Packaging is a common target. Expect your favorite holiday tin of cookies to arrive in cardboard or shrink wrap this year. Not as elegant, but cheaper and potentially the difference between a consumer buying or passing. Pepsi has already flagged that higher aluminum costs may lead to greater use of plastic packaging. They already bottle in plastic, so manufacturing disruption is minimal. But downstream retailers with shelving built for cans will now incur switching costs.

Still, for many products, steel and aluminum are non-negotiable. If you manufacture front-loader buckets or car frames, there’s no plastic or wood workaround.

In most tariff environments, companies will seek to shift their sourcing away from countries with higher tariffs toward those with more favorable terms. But in this case, the 50% tariff applies to all countries. Swapping a Chinese supplier for a Canadian one offers no relief.

The only remaining move would be sourcing more steel and aluminum domestically. It sounds great in theory. After all, tariffs give U.S. producers a pricing edge. But in practice, they simply can’t meet demand.

Can domestic supply scale?

Currently, approximately 25% of U.S. steel and 50% of U.S. aluminum are imported from overseas. Nearly all of that aluminum comes from Canada. That’s a big supply gap to fill.

Companies could build more U.S. steel and aluminum plants, but only if they’re willing to play the long game. It’s a big hurdle because these industries are capital-intensive and slow-moving. They require new grid infrastructure and a massive amount of power, which is something that’s already under pressure from competing AI and crypto industries.

Even if businesses break ground tomorrow, new capacity will take years – if not a decade – to come online. The near-term gap is unavoidable. And if history tells us anything, long-term gains aren’t guaranteed.

However, the biggest risk by far to investment in domestic steel and aluminum production is policy uncertainty, in that the tariffs imposed today could be gone tomorrow. That’s not a conducive environment for long-term billion-dollar investments. 

The competitive risk

When the Trump administration imposed 25% tariffs on steel and 10% tariffs on aluminum in 2018, the assumption was that domestic output would increase. Instead, U.S. production of both fell, down 15% for steel and 10% for aluminum.

And because these are fungible commodities, a 50% tax on imports means the price of domestic steel and aluminum will rise, too. History shows that domestic producers adjust prices to just below the new import cost. That’s how commodities work. So even if you’re buying American, you’re still paying more.

The downstream effect is that US manufacturers of products with steel or aluminum inputs become less competitive than foreign competitors. To compensate, industry lobbyists will push for carve-outs and targeted protections. A perfect example is the administration's announcement of a 50% tariff on the steel content of imported home appliances, which took effect on June 23, 2025. In an almost paradoxical circular way, this tariff protects domestic manufacturers disadvantaged by the earlier doubling of steel tariffs. 

Of course, this new tariff only applies to the metal components, not the entire product.

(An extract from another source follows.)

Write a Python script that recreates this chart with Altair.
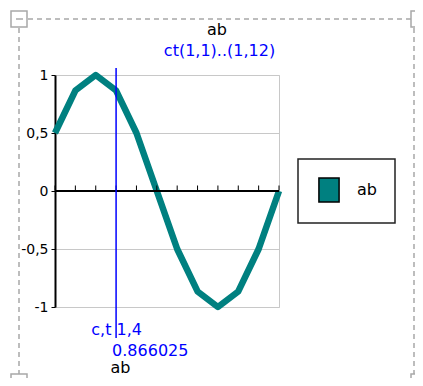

However, if you're planning a kitchen renovation, such as installing that new fridge, washer, or stove, your costs just went up.

It’s yet another reminder that tariffs are taxes. They don’t disappear. And with across-the-board levies on core inputs like steel and aluminum, there’s no easy way around the pain.

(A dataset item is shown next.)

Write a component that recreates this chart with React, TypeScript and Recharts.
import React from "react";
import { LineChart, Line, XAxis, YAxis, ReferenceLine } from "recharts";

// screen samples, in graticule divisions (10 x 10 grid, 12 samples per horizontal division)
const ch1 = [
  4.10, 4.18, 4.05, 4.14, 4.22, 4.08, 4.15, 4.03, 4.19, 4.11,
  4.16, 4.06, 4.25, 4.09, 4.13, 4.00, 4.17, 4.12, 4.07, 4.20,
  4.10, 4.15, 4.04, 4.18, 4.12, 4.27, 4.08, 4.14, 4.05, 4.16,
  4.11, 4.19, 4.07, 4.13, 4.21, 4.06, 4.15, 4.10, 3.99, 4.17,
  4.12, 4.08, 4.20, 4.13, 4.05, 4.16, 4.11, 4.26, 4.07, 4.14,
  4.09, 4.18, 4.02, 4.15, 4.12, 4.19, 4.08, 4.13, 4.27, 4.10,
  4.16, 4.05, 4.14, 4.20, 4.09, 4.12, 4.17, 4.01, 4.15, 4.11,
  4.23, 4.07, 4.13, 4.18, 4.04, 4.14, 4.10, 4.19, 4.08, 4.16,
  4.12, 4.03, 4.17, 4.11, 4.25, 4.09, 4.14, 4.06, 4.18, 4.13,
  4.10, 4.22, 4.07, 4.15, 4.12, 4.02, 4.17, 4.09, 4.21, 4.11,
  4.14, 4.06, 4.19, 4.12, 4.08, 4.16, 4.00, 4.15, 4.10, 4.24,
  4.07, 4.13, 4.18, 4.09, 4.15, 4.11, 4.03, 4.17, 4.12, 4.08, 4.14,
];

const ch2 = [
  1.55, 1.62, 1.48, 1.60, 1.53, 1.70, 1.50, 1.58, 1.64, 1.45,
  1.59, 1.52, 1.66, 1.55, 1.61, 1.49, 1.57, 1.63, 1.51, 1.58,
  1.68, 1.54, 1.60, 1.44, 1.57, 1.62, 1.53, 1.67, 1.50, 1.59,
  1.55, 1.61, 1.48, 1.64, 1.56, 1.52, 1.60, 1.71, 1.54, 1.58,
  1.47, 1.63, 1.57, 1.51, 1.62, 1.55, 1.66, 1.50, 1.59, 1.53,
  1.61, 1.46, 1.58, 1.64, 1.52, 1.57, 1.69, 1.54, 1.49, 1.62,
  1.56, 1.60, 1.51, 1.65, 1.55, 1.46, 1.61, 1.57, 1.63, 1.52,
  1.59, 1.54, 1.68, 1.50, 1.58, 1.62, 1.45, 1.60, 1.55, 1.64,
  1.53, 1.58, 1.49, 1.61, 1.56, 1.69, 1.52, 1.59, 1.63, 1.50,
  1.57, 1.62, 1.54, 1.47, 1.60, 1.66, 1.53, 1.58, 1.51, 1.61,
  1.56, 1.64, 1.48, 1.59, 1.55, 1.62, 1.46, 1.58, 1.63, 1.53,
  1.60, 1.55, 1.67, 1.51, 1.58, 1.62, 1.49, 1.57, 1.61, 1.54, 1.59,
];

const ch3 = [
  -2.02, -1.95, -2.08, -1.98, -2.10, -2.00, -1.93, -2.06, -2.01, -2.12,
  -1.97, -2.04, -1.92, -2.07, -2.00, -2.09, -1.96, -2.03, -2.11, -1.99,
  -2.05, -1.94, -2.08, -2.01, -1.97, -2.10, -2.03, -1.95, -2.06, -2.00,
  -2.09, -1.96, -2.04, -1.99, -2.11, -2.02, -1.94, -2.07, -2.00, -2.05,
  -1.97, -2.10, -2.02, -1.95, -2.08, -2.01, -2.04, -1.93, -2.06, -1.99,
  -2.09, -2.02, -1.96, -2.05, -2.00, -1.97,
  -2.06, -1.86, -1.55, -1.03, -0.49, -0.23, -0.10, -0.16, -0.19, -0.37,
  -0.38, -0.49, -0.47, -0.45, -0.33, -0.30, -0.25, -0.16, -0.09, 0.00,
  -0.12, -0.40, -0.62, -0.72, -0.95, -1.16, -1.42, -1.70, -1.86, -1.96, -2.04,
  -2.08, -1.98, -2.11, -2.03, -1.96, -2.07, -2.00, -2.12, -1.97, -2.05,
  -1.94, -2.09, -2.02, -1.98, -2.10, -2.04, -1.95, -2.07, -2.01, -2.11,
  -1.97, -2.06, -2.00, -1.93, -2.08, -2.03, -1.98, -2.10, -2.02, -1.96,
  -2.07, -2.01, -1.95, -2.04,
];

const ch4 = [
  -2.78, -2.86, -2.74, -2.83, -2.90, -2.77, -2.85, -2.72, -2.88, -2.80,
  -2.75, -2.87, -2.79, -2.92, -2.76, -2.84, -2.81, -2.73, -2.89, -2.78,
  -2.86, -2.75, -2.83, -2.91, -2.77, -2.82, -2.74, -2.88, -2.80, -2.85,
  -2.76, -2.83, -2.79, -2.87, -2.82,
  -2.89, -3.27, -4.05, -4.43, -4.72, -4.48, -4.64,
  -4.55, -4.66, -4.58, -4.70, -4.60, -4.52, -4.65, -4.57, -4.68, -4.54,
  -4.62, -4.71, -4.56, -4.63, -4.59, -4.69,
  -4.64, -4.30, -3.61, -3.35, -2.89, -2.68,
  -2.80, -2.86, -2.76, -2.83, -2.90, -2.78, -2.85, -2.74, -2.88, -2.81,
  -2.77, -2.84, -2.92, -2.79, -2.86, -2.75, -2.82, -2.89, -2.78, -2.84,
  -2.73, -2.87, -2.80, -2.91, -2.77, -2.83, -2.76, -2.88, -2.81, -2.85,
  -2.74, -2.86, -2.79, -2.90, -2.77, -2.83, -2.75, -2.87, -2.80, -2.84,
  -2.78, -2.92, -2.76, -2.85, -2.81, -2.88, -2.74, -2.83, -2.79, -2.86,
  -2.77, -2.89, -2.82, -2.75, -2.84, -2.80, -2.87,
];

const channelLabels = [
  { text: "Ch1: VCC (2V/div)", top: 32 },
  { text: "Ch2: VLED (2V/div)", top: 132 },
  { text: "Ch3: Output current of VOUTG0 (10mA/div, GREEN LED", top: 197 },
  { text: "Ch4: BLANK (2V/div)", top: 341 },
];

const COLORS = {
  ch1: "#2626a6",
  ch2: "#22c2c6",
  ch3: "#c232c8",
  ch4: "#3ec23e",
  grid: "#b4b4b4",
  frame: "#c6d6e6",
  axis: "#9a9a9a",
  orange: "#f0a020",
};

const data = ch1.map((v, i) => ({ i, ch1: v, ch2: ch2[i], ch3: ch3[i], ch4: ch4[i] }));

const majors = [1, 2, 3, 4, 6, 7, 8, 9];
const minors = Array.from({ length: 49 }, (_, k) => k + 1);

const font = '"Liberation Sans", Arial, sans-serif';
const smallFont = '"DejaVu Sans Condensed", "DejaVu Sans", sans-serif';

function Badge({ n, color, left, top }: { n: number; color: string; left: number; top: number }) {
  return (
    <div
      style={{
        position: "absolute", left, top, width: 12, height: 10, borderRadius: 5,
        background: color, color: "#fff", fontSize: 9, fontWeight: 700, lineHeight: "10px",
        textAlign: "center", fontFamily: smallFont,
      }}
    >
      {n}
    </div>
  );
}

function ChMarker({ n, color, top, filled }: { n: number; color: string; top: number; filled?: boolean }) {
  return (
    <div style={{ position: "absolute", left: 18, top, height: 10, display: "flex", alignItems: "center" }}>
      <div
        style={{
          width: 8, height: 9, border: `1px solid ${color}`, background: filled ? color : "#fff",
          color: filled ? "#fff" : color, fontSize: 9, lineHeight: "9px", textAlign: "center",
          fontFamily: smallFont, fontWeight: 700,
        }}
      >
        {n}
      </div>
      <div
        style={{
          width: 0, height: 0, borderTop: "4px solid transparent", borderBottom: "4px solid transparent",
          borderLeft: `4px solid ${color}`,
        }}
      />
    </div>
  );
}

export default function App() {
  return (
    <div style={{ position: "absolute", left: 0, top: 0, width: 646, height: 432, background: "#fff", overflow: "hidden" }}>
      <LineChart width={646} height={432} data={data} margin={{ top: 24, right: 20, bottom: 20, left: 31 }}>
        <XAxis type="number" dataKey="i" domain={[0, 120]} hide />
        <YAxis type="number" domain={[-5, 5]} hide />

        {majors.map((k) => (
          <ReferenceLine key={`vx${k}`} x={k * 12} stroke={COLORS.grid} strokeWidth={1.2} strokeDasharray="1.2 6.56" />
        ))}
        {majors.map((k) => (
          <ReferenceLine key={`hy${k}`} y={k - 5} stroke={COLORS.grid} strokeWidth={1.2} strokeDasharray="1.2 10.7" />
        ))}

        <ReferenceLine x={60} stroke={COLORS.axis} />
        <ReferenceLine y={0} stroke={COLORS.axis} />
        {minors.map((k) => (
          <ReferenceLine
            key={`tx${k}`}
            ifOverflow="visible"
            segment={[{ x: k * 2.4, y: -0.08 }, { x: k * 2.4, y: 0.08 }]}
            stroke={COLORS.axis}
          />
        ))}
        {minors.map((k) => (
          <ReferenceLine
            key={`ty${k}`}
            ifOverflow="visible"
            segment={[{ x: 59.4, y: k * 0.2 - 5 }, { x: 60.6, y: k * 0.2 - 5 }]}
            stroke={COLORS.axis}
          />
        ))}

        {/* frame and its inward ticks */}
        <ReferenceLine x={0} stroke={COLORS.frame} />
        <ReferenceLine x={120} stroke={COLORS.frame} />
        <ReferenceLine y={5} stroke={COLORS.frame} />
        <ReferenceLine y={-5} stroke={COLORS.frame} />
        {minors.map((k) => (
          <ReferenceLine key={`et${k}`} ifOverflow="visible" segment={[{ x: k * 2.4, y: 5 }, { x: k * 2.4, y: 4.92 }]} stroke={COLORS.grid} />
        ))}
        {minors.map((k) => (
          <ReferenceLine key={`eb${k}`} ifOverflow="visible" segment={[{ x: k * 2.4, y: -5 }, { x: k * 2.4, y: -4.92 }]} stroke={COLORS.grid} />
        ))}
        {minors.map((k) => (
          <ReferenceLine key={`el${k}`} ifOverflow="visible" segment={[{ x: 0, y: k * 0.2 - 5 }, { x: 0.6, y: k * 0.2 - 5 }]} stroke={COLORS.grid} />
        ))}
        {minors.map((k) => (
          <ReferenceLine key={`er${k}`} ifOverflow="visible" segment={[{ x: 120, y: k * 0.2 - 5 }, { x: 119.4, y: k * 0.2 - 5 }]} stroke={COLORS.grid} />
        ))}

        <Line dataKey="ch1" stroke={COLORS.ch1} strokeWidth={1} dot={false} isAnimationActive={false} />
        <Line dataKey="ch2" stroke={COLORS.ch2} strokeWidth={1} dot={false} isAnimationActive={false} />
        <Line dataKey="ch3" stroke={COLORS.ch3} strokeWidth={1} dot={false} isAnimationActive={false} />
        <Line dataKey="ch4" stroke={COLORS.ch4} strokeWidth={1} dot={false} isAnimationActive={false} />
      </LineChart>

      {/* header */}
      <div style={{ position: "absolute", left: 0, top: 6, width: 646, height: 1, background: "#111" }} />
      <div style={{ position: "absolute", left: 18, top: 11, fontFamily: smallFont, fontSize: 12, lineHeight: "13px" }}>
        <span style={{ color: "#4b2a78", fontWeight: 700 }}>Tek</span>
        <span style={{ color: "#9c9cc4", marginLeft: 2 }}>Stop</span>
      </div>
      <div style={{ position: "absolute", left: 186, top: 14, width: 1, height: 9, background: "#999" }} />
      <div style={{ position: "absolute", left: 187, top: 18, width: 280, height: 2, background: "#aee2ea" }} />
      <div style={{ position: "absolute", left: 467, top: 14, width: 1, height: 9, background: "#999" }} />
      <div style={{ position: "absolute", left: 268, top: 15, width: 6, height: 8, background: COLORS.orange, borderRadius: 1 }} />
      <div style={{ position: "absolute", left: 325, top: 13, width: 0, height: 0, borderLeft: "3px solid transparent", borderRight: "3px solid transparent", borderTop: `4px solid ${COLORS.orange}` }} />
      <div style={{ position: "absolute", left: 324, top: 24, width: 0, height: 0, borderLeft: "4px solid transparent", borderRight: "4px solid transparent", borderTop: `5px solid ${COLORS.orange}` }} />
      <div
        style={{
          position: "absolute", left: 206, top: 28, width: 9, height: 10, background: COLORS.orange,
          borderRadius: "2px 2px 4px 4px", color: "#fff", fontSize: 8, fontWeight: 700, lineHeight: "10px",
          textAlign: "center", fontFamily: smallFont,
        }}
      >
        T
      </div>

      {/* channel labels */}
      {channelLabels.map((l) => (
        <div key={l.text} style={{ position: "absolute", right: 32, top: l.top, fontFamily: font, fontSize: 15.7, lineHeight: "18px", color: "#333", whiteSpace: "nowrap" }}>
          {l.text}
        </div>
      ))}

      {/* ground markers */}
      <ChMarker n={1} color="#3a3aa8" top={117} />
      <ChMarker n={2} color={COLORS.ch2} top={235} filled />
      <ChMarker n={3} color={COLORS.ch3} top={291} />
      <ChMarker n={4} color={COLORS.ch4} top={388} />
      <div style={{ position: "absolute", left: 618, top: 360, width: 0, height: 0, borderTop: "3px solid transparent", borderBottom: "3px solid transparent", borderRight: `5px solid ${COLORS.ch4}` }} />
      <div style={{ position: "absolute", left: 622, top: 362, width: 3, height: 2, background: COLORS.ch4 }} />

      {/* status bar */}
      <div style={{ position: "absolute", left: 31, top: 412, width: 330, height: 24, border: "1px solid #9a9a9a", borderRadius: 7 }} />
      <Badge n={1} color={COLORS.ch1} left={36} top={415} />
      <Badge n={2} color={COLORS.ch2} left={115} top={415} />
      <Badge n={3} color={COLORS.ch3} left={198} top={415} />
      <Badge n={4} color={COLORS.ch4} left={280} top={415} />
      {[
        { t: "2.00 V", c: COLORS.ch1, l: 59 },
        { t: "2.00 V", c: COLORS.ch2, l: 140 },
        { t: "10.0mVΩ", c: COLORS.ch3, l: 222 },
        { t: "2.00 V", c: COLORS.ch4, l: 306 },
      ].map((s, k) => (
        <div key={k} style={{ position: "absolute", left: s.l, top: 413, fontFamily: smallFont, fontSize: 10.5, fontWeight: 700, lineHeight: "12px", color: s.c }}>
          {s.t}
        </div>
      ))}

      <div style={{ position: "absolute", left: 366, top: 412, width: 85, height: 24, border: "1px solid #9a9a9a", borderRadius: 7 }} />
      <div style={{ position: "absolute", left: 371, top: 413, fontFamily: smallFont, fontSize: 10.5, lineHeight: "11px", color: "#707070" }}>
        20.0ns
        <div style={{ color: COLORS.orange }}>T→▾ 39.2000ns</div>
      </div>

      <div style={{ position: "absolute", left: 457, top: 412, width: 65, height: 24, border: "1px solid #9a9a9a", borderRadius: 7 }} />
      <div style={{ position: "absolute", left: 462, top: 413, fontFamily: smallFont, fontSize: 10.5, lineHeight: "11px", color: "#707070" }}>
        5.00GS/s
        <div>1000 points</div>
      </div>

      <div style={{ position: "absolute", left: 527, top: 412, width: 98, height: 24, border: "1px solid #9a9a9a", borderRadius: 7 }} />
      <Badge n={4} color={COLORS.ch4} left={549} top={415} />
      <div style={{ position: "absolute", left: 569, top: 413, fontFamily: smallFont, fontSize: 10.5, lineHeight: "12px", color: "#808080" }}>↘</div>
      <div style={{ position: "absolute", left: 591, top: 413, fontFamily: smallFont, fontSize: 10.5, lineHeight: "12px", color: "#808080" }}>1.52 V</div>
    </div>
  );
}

So, what can businesses do?

There are three steps companies should be taking right now to protect themselves:

  1. Get visibility — If you’re still managing sourcing and trade exposure in spreadsheets, it’s time to modernize. Invest in real-time tools to know what’s happening in the constantly shifting tariff landscape, which is the most fluid trade environment in 80 years.

  2. Connect trade data back to supply chain — Real-time tariff visibility is an important first step, but it isn’t enough. Better decisions come from knowing what to do with changing tariff information, like how to adjust sourcing, inventory, and planning as policy changes continue to unfold.

  3. Quickly take action — Whether it’s stockpiling when tariffs get delayed or shifting sourcing in response to a favorable ruling, it’s important to move fast before the policy shifts again. The companies that do will come out ahead.

Bottom line: Be nimble

Uncertainty is the reality for the world going forward for the foreseeable future. This latest escalation of steel and aluminum tariffs to 50%, and the July 9 announcement, also sends a larger message: the U.S. trade posture is no longer predictable, even for close allies. With abrupt policy shifts happening without warning, businesses are learning to treat geopolitical risk as a core factor in supply chain planning and operations.

Unfortunately, in this climate, there are no good answers, just less bad ones. Everyone is getting hurt. While there is no escaping this reality, take steps to move fast and be less hurt than your competition, and in doing so, gain a relative competitive advantage.